Subsequent analysis and investigation, beginning with a story from ConWebBlog, resulted in Klein's admission that the user making the reverted edits, Jerusalem21 (whose only other edits were to Klein's own article), was his research assistant and made the edits on his instructions.
Composition professor uses Wikipedia to teach writing
Robert E. Cummings, an assistant professor of English and director of the First-Year Composition Program at Columbus State University, praises Wikipedia as "a more authentic, immediate audience for student writing" in a column in Inside Higher Ed. In "Are We Ready to Use Wikipedia to Teach Writing?", Cummings explains how he has successfully used Wikipedia assignments in his composition courses to teach students how to write with an audience in mind that consists of more than merely the professor. He also claims that "in the years of teaching with Wikipedia I have found almost no difference in the range of opinions about Wikipedia held by student writers and those held by their - mostly - older teachers" and that he has found "roughly the same number of enthusiastic adopters among teachers and students." Many students with negative views of Wikipedia, he notes, had previously been penalized for using it.

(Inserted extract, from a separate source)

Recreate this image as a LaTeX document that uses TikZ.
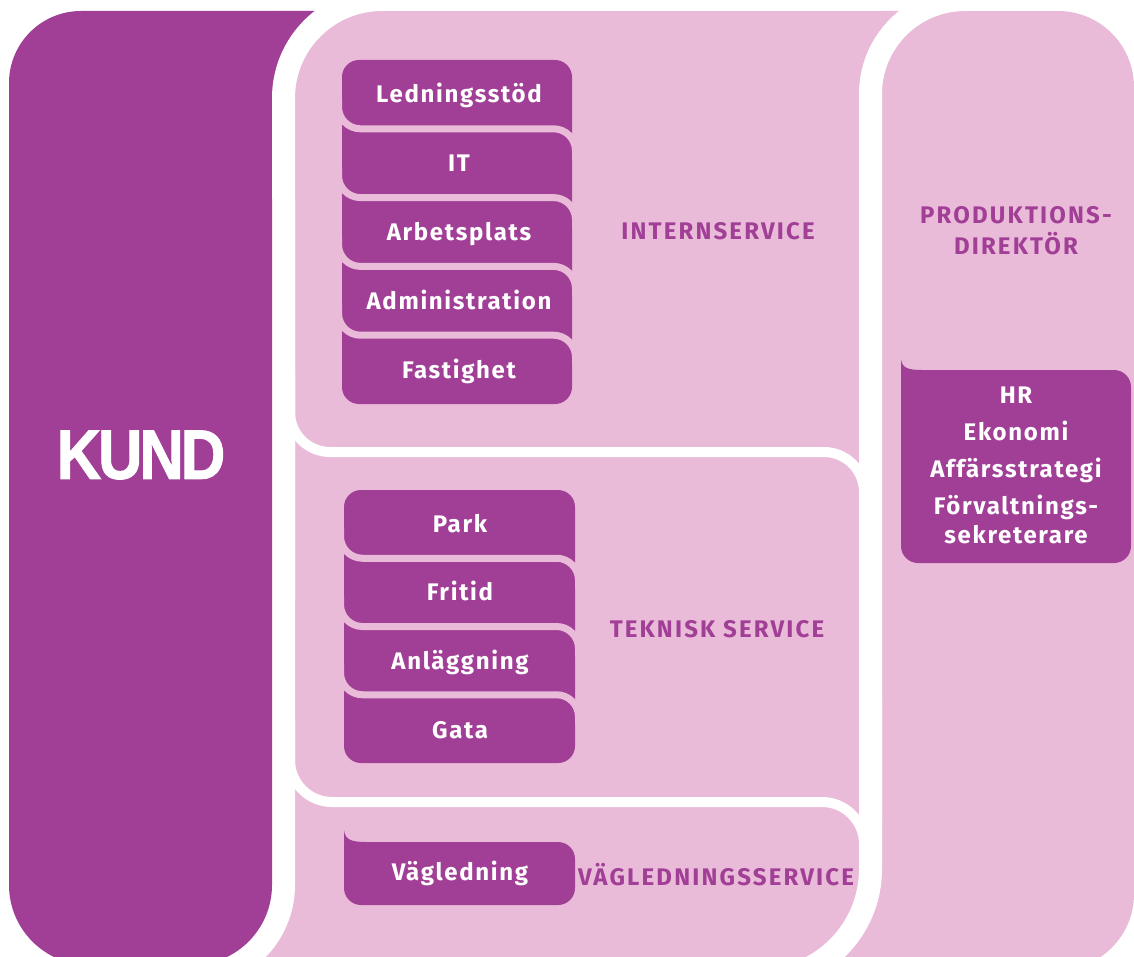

Cummings is the author of a new book about Wikipedia assignments and related teaching issues, Lazy Virtues: Teaching Writing in the Age of Wikipedia, due out this month from Vanderbilt University Press. Look for a review of this book by one or more Wikipedians in an upcoming edition of the Signpost.

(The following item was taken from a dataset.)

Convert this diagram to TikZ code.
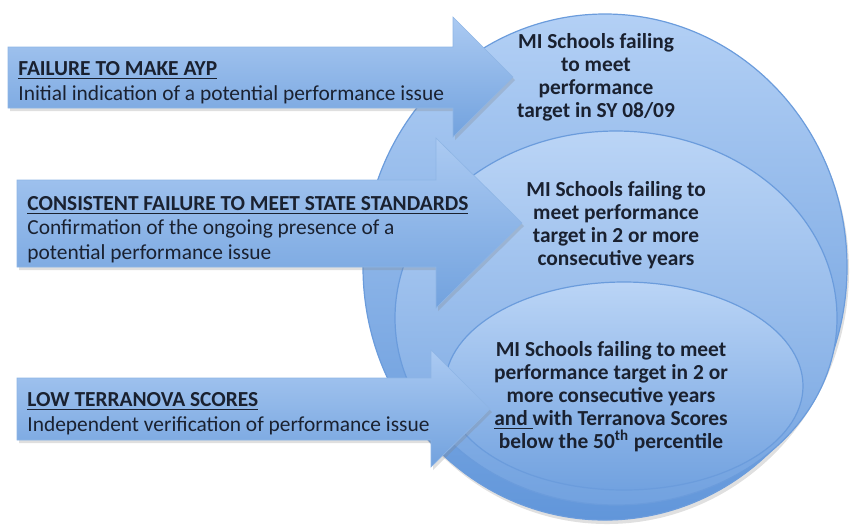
\documentclass[tikz,border=0pt]{standalone}
\usepackage{fontspec}
\setmainfont{Carlito}
\usetikzlibrary{positioning,shadows}
\definecolor{disctop}{HTML}{B3D0F5}
\definecolor{discbot}{HTML}{6196DA}
\definecolor{discrim}{HTML}{6B9CDC}
\definecolor{arrtop}{HTML}{ABCAF2}
\definecolor{arrbot}{HTML}{72A2DE}
\definecolor{ink}{HTML}{1A2130}
\begin{document}
\begin{tikzpicture}[
        x=0.5pt, y=-0.5pt,
        every node/.style={color=ink, inner sep=0pt},
        disc/.style={top color=disctop, bottom color=discbot, draw=discrim, line width=0.6pt},
        inner disc/.style={top color=disctop!90!white, bottom color=discbot!80!disctop, draw=discrim, line width=0.6pt},
        block arrow/.style={top color=arrtop, bottom color=arrbot, draw=arrbot!80!white, line width=0.3pt,
            drop shadow={opacity=0.25, shadow xshift=1pt, shadow yshift=-1.5pt}},
        title/.style={anchor=base west, font=\fontsize{10.7}{12.3}\selectfont},
        note/.style={anchor=base west, align=left, font=\fontsize{10.7}{12.3}\selectfont},
        target/.style={align=center, font=\bfseries\fontsize{10.7}{11.5}\selectfont}
        ]
        \useasboundingbox (0,0) rectangle (850,527);
        % Circles
        \fill[black, opacity=0.12] (607,271) ellipse (242 and 253);
        \path[disc] (605,267) ellipse (242 and 253);
        \path[inner disc] (616,318) ellipse (221 and 187);
        \path[inner disc] (624,386) ellipse (179 and 104);
        % Arrows
        \path[block arrow] (8,47) -- (453,47) -- (453,17) -- (513,77)
            -- (453,137) -- (453,108) -- (8,108) -- cycle;
        \path[block arrow] (17,180) -- (436,180) -- (436,138) -- (522,223)
            -- (436,308) -- (436,267) -- (17,267) -- cycle;
        \path[block arrow] (17,378) -- (431,378) -- (431,350) -- (490,409)
            -- (431,467) -- (431,440) -- (17,440) -- cycle;
        % Labels (notes sit on the baseline of their last line)
        \node[title] (ayp) at (18,75) {\underline{\textbf{FAILURE TO MAKE AYP}}};
        \node[note] (aypnote) at (18,100) {Initial indication of a potential performance issue};
        \node[title] (state) at (27,210) {\underline{\textbf{CONSISTENT FAILURE TO MEET STATE STANDARDS}}};
        \node[note] (statenote) at (27,259) {Confirmation of the ongoing presence of a\\potential performance issue};
        \node[title] (terra) at (27,406) {\underline{\textbf{LOW TERRANOVA SCORES}}};
        \node[note] (terranote) at (27,431) {Independent verification of performance issue};
        % Targets
        \node[target] (oneyear) at (596,77) {MI Schools failing\\to meet\\performance\\target in SY 08/09};
        \node[target] (twoyears) at (616,225) {MI Schools failing to\\meet performance\\target in 2 or more\\consecutive years};
        \node[target] (terranova) at (611,397) {MI Schools failing to meet\\performance target in 2 or\\more consecutive years\\\underline{and }with Terranova Scores\\below the 50\textsuperscript{th} percentile};
    \end{tikzpicture}
\end{document}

Law scholars analyze Wikipedia's dispute resolution system
Temple University law scholars David A. Hoffman and Salil Mehra have released a draft of a paper that explores English Wikipedia's dispute resolution system as a key factor in the project's effectiveness. In "Wikitruth through Wikiorder", Hoffman and Mehra present both qualitative and quantitative assessments of the formal and informal elements of dispute resolution on Wikipedia, including a statistical analysis of 250 arbitration cases. They characterize the formal dispute resolution system (particularly arbitration) as, paradoxically, a system that does not resolve disputes. Rather, since Wikipedia is largely driven by (civil) disputes over article content, the arbitration system serves to "weed out" editors who do not abide by the community's standards of behavior while it "weeds back in" problematic editors who nevertheless demonstrate a commitment to article content. Using game theory, they argue that channeling difficult users back into the community can be modeled by the game of Chicken.

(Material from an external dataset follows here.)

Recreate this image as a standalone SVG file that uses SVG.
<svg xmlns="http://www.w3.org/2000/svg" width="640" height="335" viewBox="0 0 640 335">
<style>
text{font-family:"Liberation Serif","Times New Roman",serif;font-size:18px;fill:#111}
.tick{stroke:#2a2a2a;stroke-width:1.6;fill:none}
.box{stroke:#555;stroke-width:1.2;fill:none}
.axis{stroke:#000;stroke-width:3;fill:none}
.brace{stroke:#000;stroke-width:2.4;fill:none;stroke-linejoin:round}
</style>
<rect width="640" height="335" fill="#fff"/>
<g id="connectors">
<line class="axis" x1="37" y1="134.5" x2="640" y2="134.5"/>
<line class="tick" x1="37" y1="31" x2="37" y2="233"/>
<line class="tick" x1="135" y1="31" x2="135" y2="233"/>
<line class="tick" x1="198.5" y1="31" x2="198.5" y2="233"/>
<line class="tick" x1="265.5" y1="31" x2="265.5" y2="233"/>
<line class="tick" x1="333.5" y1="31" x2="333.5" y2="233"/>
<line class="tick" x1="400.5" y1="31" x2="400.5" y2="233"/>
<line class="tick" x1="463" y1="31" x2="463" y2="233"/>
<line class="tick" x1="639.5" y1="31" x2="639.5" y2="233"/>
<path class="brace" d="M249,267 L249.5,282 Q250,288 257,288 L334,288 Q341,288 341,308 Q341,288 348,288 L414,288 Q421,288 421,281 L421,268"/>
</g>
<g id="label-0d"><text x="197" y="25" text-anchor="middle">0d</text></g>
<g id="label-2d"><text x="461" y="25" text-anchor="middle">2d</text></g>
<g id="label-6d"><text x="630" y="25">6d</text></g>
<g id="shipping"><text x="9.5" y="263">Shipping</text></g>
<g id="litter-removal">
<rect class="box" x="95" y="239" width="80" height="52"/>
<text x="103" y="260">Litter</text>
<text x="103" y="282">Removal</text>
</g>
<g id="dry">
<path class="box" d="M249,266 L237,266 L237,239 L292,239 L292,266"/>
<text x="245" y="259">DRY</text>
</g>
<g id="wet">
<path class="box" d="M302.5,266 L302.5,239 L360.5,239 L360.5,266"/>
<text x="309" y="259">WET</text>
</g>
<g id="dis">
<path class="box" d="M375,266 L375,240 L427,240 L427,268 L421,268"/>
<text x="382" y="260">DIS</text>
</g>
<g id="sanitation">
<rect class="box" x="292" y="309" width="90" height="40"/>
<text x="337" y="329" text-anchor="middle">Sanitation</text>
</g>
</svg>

UK government plagiarizes Wikipedia in telecom bill amendment, says grad student
According to Monica Horten, a PhD student at the Communications and Media Research Institute of the University of Westminster, part of a newly introduced amendment to the "Telecoms Package" being considered by the European Parliament was cut-and-pasted from Wikipedia. Horten reports on her website IpTegrity.com that the UK government introduced an amendment that "seek[s] to cross out users' rights to access and distribute Internet content and services", and the language in the amendment was taken in part from the Wikipedia article bandwidth management.
Skittles' Web 2.0 experiment goes awry
The Signpostpreviously reported on the recently overhauled website for the confectionary brand Skittles, which uses only Twitter feeds, Wikipedia articles, and other "Web 2.0" content. PRWeekreported last week that abusive comments by Twitter users have prompted Skittles to use the Wikipedia article for the home page, rather than Twitter. However, both the "discussion" and "edit" tabs are obscured by the Skittles branding.
The website has since changed again, with YouTube content now used as the default.